Community continues to shine

Darraweit Valley Cider owner Marc Serafino with his daughter Lilly last year in their saved apple orchard. (Star Weekly/Elsie Lange)

Zoe Moffatt

Last year Marc Serafino pointed out over this apple orchard in Darraweit Guim and described how the water came up over the hill, leaving “tsunami-like” damage.

One year on, Marc sits down and reflects how this life-altering disaster impacted his business- Darraweit Valley Cider- personal life, and how he is feeling heading into this year’s season.

“Recovery has been great but intense,” Marc said.

“We were dealing with a double whammy. We both live here and work here, so we had our house and our business devastated.

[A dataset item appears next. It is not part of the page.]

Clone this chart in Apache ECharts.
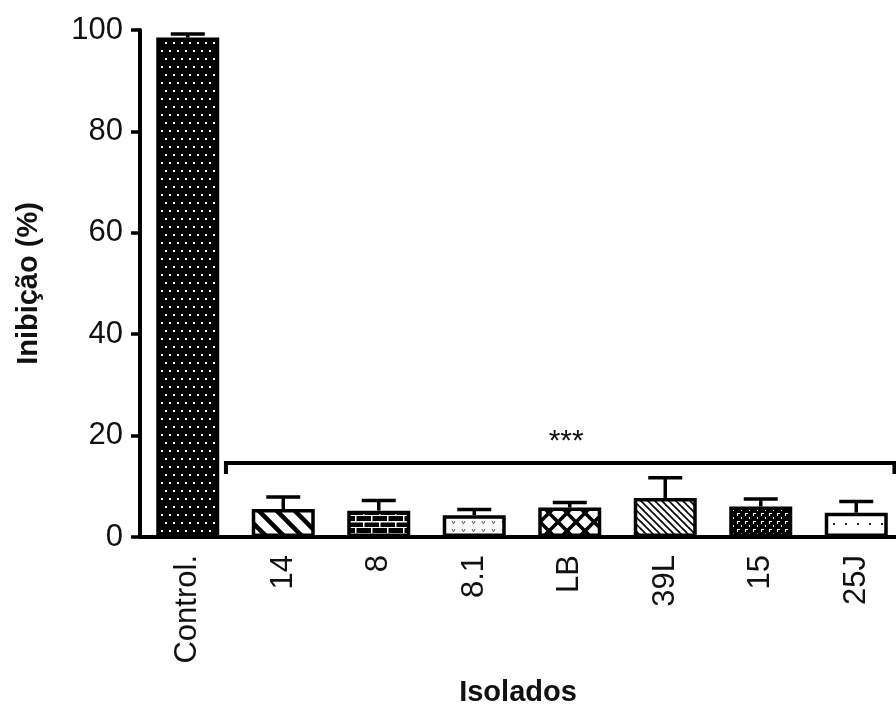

“I had never gone through anything quite like that. We had everything destroyed… [from] personal possessions [and] photos.

“We had all of that to deal with as well as putting back together a business, and trying to survive financially.

“So it was a massive upheaval of the house, of life and then of course, a huge smash to the business.”

While the Darraweit Valley Cider recovery has gone well, Marc said the business is in need of a good summer.

Heading into a summer tipped to be full of heatwaves and bushfires, and with blazes and flooding already tearing through the state’s east, Marc said this reality and its impact scares him.

“We’ve now got to have a very good summer to repay and get back on top, and that’s the only thing that scares me.

“If there’s bushfires in the area, it might have a real impact on our numbers. If we had a bad season this season, I don’t think we’ll survive.

“But it’s looking good, don’t get me wrong. I’m a positive person, and numbers have been great.”

Despite these struggles, Marc said the community connection was an absolute positive from the floods, and for him, it was the moment Darraweit Valley Cider arrived in the community.

“We perhaps were just a business that existed in the community before [the floods], but we just became part of the community [afterwards],” he said.

“The people that came to help us have become… regular customers now. We’re employing their kids.

“It wasn’t all negative to come from the flood. When we rebuilt the business, I think we rebuilt a better one that we had, because we made all these changes.”